[Collected data]
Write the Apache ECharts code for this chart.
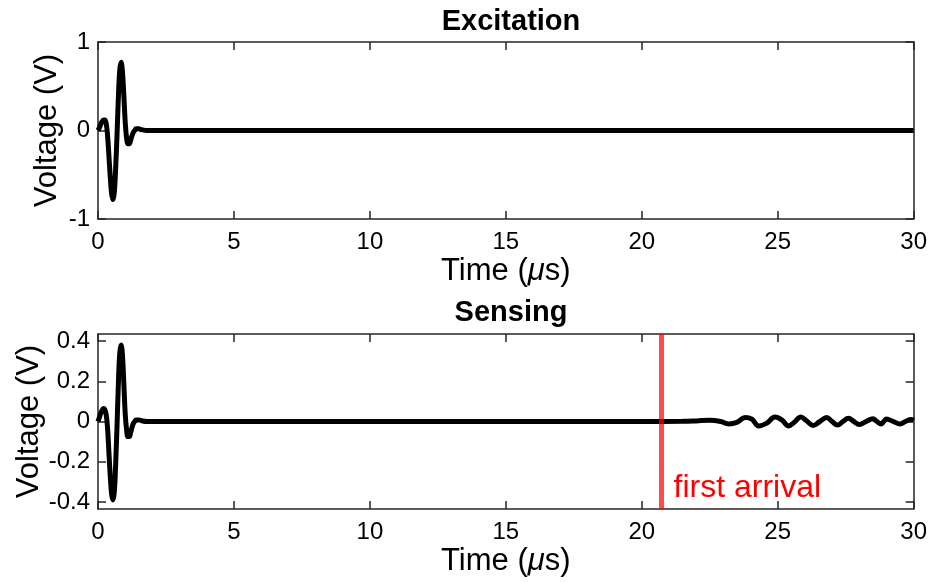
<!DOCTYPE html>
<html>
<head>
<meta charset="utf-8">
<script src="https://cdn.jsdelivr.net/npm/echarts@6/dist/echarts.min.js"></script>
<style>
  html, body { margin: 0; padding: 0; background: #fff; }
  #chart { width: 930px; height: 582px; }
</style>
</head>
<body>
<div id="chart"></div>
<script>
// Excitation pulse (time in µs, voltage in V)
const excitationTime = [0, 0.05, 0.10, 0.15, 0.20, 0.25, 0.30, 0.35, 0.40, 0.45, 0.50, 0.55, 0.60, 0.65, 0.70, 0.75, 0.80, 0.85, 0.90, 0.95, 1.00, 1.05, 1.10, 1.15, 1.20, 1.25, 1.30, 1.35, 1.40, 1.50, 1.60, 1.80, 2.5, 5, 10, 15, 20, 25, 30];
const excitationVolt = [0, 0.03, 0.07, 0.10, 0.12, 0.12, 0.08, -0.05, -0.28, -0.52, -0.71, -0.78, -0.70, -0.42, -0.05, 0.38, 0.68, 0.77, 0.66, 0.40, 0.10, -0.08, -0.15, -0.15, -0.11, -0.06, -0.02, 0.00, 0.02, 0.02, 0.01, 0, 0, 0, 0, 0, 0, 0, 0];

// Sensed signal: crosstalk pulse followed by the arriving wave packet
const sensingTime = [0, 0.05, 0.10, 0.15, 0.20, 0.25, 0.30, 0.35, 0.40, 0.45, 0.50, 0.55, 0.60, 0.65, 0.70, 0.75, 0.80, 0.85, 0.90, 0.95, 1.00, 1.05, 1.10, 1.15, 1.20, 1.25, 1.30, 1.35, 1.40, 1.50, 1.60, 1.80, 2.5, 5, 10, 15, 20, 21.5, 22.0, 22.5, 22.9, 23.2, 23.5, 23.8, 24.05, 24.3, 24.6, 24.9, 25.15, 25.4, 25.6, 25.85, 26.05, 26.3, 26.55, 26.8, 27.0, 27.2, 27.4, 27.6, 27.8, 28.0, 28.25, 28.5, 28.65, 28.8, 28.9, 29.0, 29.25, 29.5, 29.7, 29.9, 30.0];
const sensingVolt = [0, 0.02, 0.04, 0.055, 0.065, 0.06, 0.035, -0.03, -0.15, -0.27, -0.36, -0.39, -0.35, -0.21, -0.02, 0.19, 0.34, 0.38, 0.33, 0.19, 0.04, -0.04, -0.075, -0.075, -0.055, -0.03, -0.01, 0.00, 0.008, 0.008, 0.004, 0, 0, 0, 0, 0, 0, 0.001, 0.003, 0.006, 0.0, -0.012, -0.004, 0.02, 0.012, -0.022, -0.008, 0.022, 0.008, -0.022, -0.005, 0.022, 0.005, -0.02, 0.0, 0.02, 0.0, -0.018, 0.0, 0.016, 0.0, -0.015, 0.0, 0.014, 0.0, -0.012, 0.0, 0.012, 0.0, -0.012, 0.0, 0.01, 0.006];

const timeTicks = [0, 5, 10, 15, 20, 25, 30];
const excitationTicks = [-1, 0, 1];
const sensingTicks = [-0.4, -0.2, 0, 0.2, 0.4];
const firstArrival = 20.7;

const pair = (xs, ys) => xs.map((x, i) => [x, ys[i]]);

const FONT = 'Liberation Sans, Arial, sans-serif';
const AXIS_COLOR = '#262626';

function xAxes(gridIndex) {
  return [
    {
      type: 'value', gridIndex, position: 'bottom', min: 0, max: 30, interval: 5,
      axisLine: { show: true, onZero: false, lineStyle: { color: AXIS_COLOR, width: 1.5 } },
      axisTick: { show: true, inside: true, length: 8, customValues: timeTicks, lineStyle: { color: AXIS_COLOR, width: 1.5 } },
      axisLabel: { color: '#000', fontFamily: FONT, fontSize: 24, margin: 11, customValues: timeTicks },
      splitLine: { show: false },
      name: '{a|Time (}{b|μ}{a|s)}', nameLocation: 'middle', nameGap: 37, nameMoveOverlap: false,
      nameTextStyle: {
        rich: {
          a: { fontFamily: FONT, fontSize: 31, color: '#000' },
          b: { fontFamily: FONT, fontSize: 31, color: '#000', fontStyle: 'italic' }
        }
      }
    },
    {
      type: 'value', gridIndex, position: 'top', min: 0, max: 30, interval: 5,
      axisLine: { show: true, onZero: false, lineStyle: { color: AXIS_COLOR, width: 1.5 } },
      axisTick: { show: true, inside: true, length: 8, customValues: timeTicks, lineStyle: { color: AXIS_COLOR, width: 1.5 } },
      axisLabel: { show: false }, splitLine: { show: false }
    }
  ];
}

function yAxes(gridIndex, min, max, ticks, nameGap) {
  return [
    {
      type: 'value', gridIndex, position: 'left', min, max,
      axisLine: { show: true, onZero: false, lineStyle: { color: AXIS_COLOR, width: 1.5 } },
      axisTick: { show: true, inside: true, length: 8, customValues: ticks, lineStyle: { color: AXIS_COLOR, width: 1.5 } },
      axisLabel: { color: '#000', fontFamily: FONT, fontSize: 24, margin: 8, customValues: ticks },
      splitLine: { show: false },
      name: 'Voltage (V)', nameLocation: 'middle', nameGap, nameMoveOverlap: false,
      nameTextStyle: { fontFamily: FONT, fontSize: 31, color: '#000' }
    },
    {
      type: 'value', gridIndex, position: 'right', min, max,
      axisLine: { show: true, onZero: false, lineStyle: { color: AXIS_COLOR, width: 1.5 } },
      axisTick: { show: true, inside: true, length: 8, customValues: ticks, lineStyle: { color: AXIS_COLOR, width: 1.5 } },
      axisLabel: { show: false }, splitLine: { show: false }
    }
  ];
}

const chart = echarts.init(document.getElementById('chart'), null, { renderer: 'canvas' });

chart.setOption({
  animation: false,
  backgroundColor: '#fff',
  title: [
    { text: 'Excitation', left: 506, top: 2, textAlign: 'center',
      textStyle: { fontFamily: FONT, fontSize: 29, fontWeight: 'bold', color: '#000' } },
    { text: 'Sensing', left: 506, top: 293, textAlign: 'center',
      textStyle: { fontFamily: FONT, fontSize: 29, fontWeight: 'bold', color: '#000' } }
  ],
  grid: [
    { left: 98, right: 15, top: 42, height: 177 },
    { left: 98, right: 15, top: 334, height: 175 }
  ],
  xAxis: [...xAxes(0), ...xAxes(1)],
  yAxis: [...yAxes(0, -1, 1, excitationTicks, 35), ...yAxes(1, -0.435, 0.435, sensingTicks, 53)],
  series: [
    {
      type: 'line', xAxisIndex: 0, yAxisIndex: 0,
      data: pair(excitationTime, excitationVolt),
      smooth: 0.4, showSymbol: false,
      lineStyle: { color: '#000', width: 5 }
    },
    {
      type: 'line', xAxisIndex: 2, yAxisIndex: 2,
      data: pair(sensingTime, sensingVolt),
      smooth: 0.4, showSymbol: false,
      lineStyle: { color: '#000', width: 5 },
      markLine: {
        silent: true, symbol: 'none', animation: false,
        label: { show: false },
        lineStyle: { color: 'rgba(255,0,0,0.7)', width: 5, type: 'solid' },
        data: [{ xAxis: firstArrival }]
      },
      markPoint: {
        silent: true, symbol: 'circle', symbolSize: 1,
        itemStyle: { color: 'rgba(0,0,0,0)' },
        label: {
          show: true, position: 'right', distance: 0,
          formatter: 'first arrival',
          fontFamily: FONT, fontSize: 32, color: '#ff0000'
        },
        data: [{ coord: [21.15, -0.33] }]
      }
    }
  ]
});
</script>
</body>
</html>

--

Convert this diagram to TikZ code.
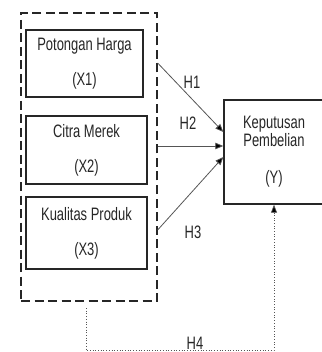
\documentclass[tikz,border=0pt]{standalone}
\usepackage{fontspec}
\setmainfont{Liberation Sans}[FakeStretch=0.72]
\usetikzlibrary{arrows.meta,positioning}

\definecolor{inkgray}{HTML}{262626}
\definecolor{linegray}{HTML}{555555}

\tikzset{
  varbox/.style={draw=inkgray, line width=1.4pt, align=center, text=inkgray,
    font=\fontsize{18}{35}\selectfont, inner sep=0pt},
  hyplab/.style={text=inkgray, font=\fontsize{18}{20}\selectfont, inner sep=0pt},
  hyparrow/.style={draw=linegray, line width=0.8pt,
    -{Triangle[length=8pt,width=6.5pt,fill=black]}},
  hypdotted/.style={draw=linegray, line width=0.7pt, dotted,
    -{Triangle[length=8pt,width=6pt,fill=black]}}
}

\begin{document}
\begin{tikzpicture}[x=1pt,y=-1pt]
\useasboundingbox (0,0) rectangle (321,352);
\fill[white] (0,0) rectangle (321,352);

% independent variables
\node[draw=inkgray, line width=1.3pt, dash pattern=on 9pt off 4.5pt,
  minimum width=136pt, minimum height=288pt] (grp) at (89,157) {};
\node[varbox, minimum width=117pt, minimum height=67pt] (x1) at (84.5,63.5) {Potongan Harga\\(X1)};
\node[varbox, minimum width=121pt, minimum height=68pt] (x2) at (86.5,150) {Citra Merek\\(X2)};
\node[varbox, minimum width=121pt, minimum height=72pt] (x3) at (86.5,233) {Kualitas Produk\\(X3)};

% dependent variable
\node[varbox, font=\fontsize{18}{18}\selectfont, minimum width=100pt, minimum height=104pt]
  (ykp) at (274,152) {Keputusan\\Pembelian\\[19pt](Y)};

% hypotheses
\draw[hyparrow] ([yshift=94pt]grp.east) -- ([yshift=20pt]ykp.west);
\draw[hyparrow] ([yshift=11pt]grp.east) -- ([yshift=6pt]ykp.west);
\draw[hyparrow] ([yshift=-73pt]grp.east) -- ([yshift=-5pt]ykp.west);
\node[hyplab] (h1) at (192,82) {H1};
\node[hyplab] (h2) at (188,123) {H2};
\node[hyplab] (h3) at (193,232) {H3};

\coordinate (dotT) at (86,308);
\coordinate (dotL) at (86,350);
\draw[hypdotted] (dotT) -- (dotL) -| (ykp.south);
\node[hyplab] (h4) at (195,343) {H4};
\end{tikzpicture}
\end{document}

**Given task**
Within the listing above, extract exactly the lines that run from the one containing "Write the Apache ECharts code for this chart." through the one containing "0.0, 0.01, 0.006];", excluding any pictures.

**Final result**
Write the Apache ECharts code for this chart.
<!DOCTYPE html>
<html>
<head>
<meta charset="utf-8">
<script src="https://cdn.jsdelivr.net/npm/echarts@6/dist/echarts.min.js"></script>
<style>
  html, body { margin: 0; padding: 0; background: #fff; }
  #chart { width: 930px; height: 582px; }
</style>
</head>
<body>
<div id="chart"></div>
<script>
// Excitation pulse (time in µs, voltage in V)
const excitationTime = [0, 0.05, 0.10, 0.15, 0.20, 0.25, 0.30, 0.35, 0.40, 0.45, 0.50, 0.55, 0.60, 0.65, 0.70, 0.75, 0.80, 0.85, 0.90, 0.95, 1.00, 1.05, 1.10, 1.15, 1.20, 1.25, 1.30, 1.35, 1.40, 1.50, 1.60, 1.80, 2.5, 5, 10, 15, 20, 25, 30];
const excitationVolt = [0, 0.03, 0.07, 0.10, 0.12, 0.12, 0.08, -0.05, -0.28, -0.52, -0.71, -0.78, -0.70, -0.42, -0.05, 0.38, 0.68, 0.77, 0.66, 0.40, 0.10, -0.08, -0.15, -0.15, -0.11, -0.06, -0.02, 0.00, 0.02, 0.02, 0.01, 0, 0, 0, 0, 0, 0, 0, 0];

// Sensed signal: crosstalk pulse followed by the arriving wave packet
const sensingTime = [0, 0.05, 0.10, 0.15, 0.20, 0.25, 0.30, 0.35, 0.40, 0.45, 0.50, 0.55, 0.60, 0.65, 0.70, 0.75, 0.80, 0.85, 0.90, 0.95, 1.00, 1.05, 1.10, 1.15, 1.20, 1.25, 1.30, 1.35, 1.40, 1.50, 1.60, 1.80, 2.5, 5, 10, 15, 20, 21.5, 22.0, 22.5, 22.9, 23.2, 23.5, 23.8, 24.05, 24.3, 24.6, 24.9, 25.15, 25.4, 25.6, 25.85, 26.05, 26.3, 26.55, 26.8, 27.0, 27.2, 27.4, 27.6, 27.8, 28.0, 28.25, 28.5, 28.65, 28.8, 28.9, 29.0, 29.25, 29.5, 29.7, 29.9, 30.0];
const sensingVolt = [0, 0.02, 0.04, 0.055, 0.065, 0.06, 0.035, -0.03, -0.15, -0.27, -0.36, -0.39, -0.35, -0.21, -0.02, 0.19, 0.34, 0.38, 0.33, 0.19, 0.04, -0.04, -0.075, -0.075, -0.055, -0.03, -0.01, 0.00, 0.008, 0.008, 0.004, 0, 0, 0, 0, 0, 0, 0.001, 0.003, 0.006, 0.0, -0.012, -0.004, 0.02, 0.012, -0.022, -0.008, 0.022, 0.008, -0.022, -0.005, 0.022, 0.005, -0.02, 0.0, 0.02, 0.0, -0.018, 0.0, 0.016, 0.0, -0.015, 0.0, 0.014, 0.0, -0.012, 0.0, 0.012, 0.0, -0.012, 0.0, 0.01, 0.006];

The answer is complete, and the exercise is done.